▼
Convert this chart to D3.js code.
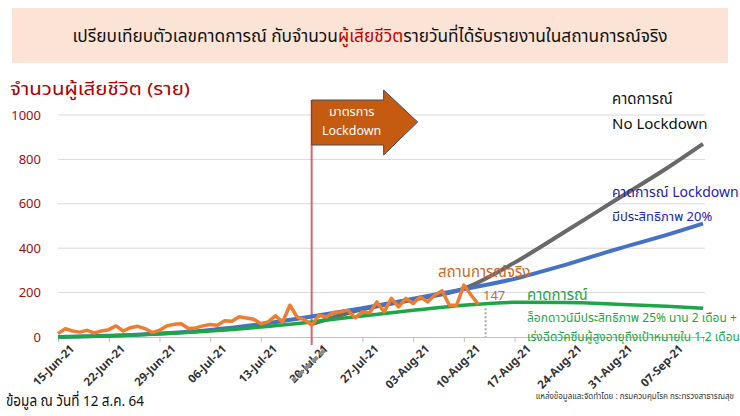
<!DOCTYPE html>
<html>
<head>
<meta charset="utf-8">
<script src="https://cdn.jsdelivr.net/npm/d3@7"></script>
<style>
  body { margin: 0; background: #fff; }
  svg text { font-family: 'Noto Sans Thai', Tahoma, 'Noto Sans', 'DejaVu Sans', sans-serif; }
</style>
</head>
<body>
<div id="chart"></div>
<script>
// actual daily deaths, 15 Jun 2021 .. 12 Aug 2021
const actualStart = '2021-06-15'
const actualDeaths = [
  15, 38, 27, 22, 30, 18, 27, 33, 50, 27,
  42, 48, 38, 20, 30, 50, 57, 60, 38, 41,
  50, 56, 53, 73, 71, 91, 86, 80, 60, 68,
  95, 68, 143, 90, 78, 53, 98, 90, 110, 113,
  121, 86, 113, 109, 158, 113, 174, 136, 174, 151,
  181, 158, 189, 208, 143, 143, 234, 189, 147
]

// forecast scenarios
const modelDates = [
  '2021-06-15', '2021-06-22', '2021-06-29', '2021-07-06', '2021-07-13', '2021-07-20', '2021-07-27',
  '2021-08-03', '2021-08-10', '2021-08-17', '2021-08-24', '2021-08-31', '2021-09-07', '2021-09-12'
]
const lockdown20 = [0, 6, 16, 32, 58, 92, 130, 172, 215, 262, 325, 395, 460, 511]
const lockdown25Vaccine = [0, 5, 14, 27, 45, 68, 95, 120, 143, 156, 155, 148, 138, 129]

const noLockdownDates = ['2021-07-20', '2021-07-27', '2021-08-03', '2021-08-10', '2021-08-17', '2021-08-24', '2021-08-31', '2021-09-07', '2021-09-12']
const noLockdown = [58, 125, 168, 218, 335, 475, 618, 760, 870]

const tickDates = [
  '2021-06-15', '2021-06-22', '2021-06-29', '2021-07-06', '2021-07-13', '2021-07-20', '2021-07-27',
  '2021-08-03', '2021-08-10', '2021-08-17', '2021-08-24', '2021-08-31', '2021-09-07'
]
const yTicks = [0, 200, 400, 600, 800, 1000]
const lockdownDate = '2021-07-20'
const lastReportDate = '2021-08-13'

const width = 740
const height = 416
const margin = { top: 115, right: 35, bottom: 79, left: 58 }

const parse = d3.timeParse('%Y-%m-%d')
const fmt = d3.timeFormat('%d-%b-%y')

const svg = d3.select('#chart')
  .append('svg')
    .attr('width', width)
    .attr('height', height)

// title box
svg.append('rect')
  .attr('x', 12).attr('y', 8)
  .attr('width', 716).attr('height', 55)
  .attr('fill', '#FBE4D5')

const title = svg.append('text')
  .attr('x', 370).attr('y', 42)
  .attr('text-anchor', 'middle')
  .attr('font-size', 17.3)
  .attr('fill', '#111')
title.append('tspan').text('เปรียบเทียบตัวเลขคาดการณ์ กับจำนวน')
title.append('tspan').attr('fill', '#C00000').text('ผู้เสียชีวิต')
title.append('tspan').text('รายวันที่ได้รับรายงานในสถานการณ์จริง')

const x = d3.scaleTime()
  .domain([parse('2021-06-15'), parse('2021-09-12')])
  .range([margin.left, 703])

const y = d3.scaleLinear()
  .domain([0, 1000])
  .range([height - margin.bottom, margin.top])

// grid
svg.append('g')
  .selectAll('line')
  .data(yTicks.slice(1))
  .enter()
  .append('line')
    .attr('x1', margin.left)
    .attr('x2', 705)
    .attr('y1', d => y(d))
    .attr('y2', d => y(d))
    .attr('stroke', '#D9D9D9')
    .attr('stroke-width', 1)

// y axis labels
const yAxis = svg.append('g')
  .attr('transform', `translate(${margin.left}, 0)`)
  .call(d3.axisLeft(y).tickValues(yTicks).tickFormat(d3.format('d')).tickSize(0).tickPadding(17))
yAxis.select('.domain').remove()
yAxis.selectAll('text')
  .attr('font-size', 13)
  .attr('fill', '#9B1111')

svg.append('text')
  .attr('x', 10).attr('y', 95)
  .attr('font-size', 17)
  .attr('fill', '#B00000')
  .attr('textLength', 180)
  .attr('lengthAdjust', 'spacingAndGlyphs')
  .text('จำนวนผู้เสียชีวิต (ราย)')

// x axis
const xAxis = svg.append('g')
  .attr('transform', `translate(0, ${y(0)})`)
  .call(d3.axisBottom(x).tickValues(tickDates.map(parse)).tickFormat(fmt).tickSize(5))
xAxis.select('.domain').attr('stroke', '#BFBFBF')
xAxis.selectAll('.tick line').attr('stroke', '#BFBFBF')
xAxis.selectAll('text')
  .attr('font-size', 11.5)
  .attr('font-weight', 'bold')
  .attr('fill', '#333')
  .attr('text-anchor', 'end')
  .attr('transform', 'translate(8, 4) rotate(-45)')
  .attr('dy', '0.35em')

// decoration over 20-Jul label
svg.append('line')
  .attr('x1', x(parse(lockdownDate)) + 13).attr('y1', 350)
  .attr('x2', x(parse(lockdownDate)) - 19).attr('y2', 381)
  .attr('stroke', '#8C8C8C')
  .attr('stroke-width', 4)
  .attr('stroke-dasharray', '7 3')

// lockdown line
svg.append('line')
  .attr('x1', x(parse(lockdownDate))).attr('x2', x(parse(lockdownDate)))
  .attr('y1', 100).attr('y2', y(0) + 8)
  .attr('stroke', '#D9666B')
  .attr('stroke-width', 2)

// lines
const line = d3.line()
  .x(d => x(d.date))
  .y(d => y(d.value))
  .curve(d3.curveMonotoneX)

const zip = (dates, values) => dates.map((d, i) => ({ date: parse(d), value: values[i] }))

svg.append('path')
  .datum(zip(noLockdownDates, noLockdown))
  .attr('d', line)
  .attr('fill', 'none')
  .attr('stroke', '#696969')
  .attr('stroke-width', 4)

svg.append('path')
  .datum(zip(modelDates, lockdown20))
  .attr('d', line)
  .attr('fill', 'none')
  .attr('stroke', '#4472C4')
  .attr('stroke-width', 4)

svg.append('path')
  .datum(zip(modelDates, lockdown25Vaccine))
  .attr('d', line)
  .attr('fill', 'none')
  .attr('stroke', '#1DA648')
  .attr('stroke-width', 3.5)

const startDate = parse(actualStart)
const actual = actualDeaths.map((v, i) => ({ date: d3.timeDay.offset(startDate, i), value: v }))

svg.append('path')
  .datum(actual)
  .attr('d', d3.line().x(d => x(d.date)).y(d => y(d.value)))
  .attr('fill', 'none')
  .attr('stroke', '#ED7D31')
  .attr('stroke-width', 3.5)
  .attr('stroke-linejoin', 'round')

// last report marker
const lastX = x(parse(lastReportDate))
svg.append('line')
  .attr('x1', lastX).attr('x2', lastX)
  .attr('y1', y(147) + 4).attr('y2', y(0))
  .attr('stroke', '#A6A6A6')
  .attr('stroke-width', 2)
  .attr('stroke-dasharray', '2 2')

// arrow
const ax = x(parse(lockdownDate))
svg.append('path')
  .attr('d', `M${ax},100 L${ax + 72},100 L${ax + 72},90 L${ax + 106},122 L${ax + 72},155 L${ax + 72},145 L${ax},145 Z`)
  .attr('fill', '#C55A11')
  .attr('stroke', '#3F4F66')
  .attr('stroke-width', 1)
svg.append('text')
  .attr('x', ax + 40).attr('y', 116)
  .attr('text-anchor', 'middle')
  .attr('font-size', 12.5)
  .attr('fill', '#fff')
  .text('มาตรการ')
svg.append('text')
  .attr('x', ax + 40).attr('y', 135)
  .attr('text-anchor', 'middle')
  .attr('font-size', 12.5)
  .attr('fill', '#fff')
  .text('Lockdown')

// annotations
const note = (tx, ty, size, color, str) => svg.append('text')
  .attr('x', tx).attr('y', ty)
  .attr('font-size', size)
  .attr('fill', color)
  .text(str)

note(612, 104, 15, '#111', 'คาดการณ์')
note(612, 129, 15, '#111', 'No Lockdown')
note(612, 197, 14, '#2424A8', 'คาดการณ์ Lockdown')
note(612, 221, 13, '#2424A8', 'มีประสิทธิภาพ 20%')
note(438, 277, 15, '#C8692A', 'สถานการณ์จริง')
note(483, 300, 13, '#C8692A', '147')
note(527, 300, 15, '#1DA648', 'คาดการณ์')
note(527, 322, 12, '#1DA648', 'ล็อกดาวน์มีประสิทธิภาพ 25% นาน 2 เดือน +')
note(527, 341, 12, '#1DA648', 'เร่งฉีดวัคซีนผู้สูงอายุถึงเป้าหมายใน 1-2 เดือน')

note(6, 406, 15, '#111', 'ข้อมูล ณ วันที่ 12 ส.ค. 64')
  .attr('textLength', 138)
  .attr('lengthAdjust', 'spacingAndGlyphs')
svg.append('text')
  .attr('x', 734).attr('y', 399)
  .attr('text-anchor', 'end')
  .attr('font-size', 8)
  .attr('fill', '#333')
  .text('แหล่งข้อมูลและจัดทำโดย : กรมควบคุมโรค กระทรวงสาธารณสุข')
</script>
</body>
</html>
▲
_Aim_:
Repeat only the lines from the beginning of the material through the line containing "148, 138, 129]", both ends kept, leaving pictures out.

_Response to this exercise_:
Convert this chart to D3.js code.
<!DOCTYPE html>
<html>
<head>
<meta charset="utf-8">
<script src="https://cdn.jsdelivr.net/npm/d3@7"></script>
<style>
  body { margin: 0; background: #fff; }
  svg text { font-family: 'Noto Sans Thai', Tahoma, 'Noto Sans', 'DejaVu Sans', sans-serif; }
</style>
</head>
<body>
<div id="chart"></div>
<script>
// actual daily deaths, 15 Jun 2021 .. 12 Aug 2021
const actualStart = '2021-06-15'
const actualDeaths = [
  15, 38, 27, 22, 30, 18, 27, 33, 50, 27,
  42, 48, 38, 20, 30, 50, 57, 60, 38, 41,
  50, 56, 53, 73, 71, 91, 86, 80, 60, 68,
  95, 68, 143, 90, 78, 53, 98, 90, 110, 113,
  121, 86, 113, 109, 158, 113, 174, 136, 174, 151,
  181, 158, 189, 208, 143, 143, 234, 189, 147
]

// forecast scenarios
const modelDates = [
  '2021-06-15', '2021-06-22', '2021-06-29', '2021-07-06', '2021-07-13', '2021-07-20', '2021-07-27',
  '2021-08-03', '2021-08-10', '2021-08-17', '2021-08-24', '2021-08-31', '2021-09-07', '2021-09-12'
]
const lockdown20 = [0, 6, 16, 32, 58, 92, 130, 172, 215, 262, 325, 395, 460, 511]
const lockdown25Vaccine = [0, 5, 14, 27, 45, 68, 95, 120, 143, 156, 155, 148, 138, 129]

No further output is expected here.